Even after gaining voting rights in 1920 (only white men could vote in the U.S. prior to 1920), women were not on equal footing with men in virtually all areas of life. Married women were expected to devote themselves to running the household, raising children and to acquiesce to their husbands’ judgment. At the beginning of the decade, most Appalachian women lived in rural areas without electricity. They had to keep food fresh without a refrigerator, iron with an iron that had to be reheated constantly, cook on a woodstove, go to an outside well for water, and always visit an outhouse instead of a bathroom. Rural electrification did not reach many rural Appalachian homes until the 1940s. Most Americans believed that women should not work outside the home if their husbands held jobs.

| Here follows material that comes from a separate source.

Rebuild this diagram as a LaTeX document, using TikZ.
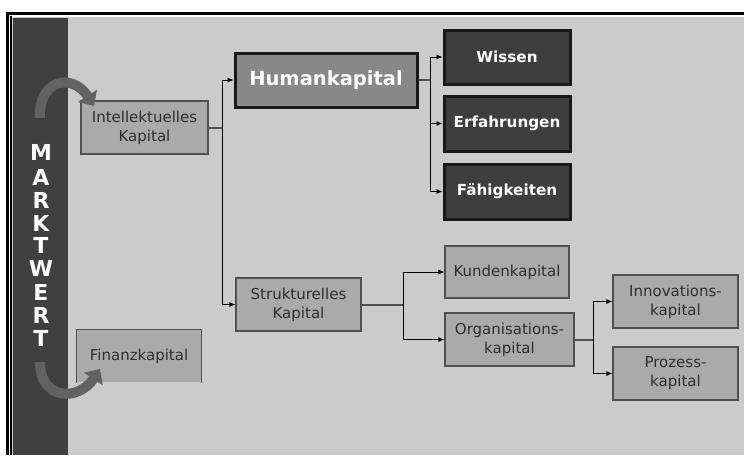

If women did work, employers had the right to fire women after they married or had children, a practice that still plagues non-unionized women to this day. Single, divorced or widowed women also faced many challenges. Male co-signers, for example, were required for unmarried women to make any credit application.

Although divorce was more attainable in the 1920s than it had been in previous decades, it still carried a heavy stigma. There were few legal resources or options for women who were stuck in abusive relationships. One of my childhood friend’s entire family suffered greatly at the hands of an abusive father. His mother pled the Catholic church to grant her a divorce but she was ignored. Divorce was only allowed in situations where there was adultery, although exceptions were made in cases of bigamy or impotence. In cases of divorce, women had to prove that they were of sound mind if they wished to gain custody of their children. Divorced women were universally viewed as failures, too weak and unfit to be mothers.

Sara Carter married Coy Bayes, A. P.’s first cousin, and moved to California in 1943. The original Carter group disbanded in the late 1940s. Maybelle began performing with her daughters Helen, June and Amita as The Carter Sisters and Mother Maybelle (the act was renamed The Carter Family during the 1960s).

La famille Carter avec chet Atkins, 1949

The Carter Family with chet Atkins, 1949

In 1949, guitarist Chet Atkins (1924-2001) left his Knoxville, Tennessee job to join up with the Carters. Their work soon attracted attention from the Grand Ole Opry, although Atkins was originally banned from all of their shows. Opry performers thought, and rightly so, that Alkins was too good a guitarist and would make everyone else look and sound foolish. They eventually relented and Atkins became a member of the Opry in the 1950s. Atkins began working on recording sessions and he is widely credited with creating the “Nashville Sound” which, for all its popularity, sank country music to the level of pop songs from the 1960s onward.

Speaking of the Piedmont singer-songwriter Dorsey Dixon (1897-1968), historian Dr. Patrick Huber said that he “possessed a rare gift for expressing complicated … social messages in an ordinary plainspoken language that is all the more poignant for its simplicity.” The same could be said of Sara Carter. In the context of early twentieth century American culture, “Single Girl, Married Girl” is not only one of the bravest songs ever recorded and a shining tribute to Sara Carter’s great ingenuity, it is also one of the most profound vehicles for social change to come out of American roots music.

Roba Stanley in 1924

“Single Girl, Married Girl” bears some similarities to Roba Stanley’s “Single Life”, recorded in 1925 when she was just 14 years old. Both songs, rooted in Appalachian folk culture, harshly indict marriage and motherhood for its suppression of women’s personal and social mobility. The appeal of roots music to a wider audience beyond those with immediate Appalachian connections is also evident in the immediate commercial success of “Single Girl, Married Girl” After their initial Carter Family recordings were released, Sara was surprised to see that “Single Girl, Married Girl” was the best-selling song when her first royalty payment arrived.